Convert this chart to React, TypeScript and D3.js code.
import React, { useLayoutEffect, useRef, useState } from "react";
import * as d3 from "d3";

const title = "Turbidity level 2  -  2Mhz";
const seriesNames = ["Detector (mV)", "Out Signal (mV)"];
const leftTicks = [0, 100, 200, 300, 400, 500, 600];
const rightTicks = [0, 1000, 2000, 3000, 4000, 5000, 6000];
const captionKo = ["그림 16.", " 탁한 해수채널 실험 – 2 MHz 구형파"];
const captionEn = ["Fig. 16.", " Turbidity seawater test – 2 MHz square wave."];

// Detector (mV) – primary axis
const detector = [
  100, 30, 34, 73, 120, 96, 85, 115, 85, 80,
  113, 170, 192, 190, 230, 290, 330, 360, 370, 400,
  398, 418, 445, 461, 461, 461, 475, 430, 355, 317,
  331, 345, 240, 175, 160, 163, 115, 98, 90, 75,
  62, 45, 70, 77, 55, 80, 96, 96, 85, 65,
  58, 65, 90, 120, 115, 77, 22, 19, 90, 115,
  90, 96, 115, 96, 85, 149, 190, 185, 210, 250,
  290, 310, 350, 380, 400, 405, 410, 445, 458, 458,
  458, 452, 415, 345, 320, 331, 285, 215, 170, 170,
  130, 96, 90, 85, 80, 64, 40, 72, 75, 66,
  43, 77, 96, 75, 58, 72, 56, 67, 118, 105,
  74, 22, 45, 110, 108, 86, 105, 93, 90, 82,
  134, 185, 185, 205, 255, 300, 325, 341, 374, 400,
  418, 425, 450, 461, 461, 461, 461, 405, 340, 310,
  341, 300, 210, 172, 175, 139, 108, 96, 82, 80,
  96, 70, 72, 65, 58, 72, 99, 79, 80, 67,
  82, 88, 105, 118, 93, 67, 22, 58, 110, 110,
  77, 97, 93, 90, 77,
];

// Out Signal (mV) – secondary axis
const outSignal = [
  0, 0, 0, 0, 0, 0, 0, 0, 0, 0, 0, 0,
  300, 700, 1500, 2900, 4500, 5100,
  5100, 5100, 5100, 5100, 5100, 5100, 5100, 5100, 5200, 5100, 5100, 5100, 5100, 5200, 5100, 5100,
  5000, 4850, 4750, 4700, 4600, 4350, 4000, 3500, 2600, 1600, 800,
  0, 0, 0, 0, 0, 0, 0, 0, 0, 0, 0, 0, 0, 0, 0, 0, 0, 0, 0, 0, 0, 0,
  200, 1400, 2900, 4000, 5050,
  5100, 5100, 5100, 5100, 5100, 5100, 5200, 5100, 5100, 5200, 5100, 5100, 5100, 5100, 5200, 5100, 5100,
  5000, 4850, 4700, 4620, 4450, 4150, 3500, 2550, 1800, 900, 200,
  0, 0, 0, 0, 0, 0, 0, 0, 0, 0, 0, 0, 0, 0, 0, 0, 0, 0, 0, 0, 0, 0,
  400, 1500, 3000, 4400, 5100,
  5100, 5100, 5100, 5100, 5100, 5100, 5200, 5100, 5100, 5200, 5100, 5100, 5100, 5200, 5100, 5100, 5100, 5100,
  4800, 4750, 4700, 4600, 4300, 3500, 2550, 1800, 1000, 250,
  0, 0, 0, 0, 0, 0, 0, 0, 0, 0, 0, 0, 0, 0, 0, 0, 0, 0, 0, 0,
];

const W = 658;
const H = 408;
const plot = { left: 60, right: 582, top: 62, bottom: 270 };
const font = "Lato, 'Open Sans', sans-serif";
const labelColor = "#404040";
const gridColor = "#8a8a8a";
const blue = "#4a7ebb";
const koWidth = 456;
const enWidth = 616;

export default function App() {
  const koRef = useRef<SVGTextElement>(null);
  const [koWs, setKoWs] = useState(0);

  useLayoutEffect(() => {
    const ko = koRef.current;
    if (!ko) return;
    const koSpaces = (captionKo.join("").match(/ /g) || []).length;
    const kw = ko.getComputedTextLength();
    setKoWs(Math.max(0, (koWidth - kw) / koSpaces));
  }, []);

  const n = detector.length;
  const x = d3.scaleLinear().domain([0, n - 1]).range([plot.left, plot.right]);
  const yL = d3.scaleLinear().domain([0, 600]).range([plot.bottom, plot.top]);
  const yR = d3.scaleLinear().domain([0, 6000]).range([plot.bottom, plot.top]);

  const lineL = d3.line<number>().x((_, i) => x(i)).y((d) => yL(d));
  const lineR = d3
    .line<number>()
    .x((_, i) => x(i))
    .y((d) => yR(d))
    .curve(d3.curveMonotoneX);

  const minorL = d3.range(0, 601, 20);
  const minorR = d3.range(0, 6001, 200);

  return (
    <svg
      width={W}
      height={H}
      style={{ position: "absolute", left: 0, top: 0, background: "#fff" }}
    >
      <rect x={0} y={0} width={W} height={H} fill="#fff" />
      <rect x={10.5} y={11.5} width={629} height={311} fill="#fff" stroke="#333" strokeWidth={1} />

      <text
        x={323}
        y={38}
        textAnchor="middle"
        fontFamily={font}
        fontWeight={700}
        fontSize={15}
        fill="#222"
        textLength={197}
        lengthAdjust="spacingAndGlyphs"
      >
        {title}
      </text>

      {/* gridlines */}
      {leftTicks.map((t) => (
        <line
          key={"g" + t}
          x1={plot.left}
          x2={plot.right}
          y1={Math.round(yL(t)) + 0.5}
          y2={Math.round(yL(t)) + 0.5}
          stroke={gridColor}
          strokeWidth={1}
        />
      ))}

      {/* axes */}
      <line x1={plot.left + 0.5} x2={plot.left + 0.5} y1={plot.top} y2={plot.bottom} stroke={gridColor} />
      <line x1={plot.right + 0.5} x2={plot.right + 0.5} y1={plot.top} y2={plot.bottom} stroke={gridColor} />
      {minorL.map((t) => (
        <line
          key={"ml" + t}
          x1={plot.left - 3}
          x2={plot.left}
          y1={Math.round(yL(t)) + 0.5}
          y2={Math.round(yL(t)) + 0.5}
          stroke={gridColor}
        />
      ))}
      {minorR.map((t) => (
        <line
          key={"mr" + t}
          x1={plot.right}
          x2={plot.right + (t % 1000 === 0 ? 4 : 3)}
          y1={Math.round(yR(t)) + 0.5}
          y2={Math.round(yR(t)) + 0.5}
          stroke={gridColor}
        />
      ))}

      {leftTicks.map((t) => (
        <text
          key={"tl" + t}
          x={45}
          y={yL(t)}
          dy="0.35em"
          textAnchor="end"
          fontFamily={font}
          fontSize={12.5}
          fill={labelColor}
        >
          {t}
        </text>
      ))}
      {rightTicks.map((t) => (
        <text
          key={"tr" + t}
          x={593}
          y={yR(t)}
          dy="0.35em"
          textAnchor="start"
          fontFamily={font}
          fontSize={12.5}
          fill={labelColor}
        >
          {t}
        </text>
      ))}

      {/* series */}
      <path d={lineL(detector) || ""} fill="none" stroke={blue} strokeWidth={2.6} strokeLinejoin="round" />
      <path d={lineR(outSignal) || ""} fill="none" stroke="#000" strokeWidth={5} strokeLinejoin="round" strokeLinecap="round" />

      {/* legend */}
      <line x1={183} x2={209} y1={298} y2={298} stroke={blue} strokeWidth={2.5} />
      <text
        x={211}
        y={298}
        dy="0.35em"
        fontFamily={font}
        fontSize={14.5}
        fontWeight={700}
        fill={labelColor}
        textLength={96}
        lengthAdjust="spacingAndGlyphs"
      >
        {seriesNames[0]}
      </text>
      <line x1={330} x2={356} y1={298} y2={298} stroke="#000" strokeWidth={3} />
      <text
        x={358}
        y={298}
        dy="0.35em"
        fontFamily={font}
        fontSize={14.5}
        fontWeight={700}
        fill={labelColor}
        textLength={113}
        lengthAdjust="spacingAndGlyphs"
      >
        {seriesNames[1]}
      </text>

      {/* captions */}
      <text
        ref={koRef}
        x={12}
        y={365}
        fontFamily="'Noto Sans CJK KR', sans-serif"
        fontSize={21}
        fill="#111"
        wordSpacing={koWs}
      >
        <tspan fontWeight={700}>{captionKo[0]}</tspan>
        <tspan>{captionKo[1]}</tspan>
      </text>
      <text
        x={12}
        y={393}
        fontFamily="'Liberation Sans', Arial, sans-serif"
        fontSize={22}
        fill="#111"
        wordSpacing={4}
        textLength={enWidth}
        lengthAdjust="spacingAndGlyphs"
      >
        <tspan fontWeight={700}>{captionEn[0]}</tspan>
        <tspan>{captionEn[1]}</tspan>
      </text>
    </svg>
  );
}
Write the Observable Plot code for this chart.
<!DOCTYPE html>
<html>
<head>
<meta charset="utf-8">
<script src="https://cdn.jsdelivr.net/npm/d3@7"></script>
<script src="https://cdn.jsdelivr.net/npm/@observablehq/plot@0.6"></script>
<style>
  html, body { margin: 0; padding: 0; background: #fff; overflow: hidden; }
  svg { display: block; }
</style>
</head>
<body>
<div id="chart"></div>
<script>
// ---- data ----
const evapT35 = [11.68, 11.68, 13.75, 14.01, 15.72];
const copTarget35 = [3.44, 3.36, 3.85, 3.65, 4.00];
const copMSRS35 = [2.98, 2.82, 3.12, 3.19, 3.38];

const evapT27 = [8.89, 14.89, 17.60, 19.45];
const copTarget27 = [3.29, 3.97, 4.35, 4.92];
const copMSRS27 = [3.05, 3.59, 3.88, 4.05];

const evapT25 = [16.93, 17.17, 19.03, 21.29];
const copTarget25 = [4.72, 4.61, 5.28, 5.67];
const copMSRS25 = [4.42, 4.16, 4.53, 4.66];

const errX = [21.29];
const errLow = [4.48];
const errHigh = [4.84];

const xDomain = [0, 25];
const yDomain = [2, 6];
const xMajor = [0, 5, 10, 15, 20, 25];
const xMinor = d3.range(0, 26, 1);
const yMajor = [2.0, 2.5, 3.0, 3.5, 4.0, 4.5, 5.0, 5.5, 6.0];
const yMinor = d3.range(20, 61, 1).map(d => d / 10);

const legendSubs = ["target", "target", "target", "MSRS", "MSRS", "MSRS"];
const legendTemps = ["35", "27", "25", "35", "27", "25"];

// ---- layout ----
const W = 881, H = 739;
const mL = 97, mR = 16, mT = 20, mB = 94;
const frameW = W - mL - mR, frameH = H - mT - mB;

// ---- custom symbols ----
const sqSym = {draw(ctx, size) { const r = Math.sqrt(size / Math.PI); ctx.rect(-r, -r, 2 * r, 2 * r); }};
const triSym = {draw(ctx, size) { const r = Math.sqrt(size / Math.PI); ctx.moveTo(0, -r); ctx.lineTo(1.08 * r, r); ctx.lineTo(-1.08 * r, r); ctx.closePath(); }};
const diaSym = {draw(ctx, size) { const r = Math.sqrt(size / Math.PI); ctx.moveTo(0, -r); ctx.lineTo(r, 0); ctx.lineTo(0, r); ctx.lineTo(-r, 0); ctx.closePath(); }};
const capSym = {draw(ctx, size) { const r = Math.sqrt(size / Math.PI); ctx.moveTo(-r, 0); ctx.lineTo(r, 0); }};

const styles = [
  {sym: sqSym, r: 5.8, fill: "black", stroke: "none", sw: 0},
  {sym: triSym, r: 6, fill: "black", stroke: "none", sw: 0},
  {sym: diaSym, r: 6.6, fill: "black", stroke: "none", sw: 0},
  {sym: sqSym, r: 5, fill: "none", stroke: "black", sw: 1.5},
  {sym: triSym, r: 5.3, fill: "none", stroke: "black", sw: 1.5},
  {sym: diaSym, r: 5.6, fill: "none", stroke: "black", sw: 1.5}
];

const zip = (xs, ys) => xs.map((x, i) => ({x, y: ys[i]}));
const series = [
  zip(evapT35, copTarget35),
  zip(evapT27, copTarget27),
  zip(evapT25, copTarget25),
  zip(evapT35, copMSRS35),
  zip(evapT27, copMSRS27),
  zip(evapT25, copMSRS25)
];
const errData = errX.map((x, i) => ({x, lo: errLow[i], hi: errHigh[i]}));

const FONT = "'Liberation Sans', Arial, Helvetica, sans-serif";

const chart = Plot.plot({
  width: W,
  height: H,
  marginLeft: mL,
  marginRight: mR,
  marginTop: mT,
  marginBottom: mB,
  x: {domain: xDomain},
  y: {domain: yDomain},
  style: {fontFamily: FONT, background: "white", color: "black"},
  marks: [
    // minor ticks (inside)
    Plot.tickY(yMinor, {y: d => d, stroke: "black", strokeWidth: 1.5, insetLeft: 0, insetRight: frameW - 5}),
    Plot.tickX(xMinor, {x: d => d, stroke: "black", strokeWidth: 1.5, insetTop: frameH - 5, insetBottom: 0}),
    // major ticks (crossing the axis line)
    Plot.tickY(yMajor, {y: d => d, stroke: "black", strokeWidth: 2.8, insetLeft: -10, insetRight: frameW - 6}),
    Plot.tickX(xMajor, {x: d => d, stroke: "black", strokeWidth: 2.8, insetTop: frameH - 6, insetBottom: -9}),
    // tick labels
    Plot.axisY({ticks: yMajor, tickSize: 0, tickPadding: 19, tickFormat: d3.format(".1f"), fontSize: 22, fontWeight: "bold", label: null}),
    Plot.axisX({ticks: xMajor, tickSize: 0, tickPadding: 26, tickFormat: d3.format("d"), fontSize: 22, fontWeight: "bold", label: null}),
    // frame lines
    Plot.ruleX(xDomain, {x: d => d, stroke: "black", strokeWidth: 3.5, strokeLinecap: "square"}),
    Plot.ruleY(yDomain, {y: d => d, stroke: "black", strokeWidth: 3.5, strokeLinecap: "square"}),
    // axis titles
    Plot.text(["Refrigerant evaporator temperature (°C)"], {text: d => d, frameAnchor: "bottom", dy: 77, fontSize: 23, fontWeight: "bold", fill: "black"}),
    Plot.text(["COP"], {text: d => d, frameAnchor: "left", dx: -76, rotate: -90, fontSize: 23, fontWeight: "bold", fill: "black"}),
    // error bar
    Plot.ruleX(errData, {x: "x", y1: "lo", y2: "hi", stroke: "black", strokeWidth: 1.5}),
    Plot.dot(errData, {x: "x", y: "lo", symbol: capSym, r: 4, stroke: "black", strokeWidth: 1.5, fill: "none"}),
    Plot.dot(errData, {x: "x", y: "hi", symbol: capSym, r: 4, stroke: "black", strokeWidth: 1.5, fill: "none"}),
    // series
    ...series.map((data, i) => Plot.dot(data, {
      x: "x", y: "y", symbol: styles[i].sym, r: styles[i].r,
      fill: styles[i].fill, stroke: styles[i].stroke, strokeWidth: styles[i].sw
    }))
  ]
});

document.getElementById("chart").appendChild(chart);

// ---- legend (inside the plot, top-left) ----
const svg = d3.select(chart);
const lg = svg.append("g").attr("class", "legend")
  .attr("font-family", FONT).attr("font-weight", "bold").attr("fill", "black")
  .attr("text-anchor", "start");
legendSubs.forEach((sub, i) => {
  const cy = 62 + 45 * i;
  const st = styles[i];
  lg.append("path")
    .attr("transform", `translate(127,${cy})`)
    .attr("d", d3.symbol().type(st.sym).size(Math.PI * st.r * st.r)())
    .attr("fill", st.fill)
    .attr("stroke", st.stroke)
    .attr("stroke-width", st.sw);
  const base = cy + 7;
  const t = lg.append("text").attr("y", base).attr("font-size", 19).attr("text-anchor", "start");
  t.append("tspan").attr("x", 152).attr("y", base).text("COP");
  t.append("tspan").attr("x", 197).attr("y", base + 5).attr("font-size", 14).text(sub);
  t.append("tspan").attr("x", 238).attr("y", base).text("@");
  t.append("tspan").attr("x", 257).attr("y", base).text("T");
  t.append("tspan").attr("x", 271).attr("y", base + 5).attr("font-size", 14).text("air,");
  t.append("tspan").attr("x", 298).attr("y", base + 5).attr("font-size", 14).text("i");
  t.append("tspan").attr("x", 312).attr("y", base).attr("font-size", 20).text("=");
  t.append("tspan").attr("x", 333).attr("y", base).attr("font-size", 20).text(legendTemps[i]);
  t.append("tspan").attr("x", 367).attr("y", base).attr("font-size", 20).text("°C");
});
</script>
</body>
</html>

• _What this task involves_
Starting with the first line of the records, repeat every line up to and including the one containing "Turbidity seawater test", and nothing else.

• _Task output_
Convert this chart to React, TypeScript and D3.js code.
import React, { useLayoutEffect, useRef, useState } from "react";
import * as d3 from "d3";

const title = "Turbidity level 2  -  2Mhz";
const seriesNames = ["Detector (mV)", "Out Signal (mV)"];
const leftTicks = [0, 100, 200, 300, 400, 500, 600];
const rightTicks = [0, 1000, 2000, 3000, 4000, 5000, 6000];
const captionKo = ["그림 16.", " 탁한 해수채널 실험 – 2 MHz 구형파"];
const captionEn = ["Fig. 16.", " Turbidity seawater test – 2 MHz square wave."];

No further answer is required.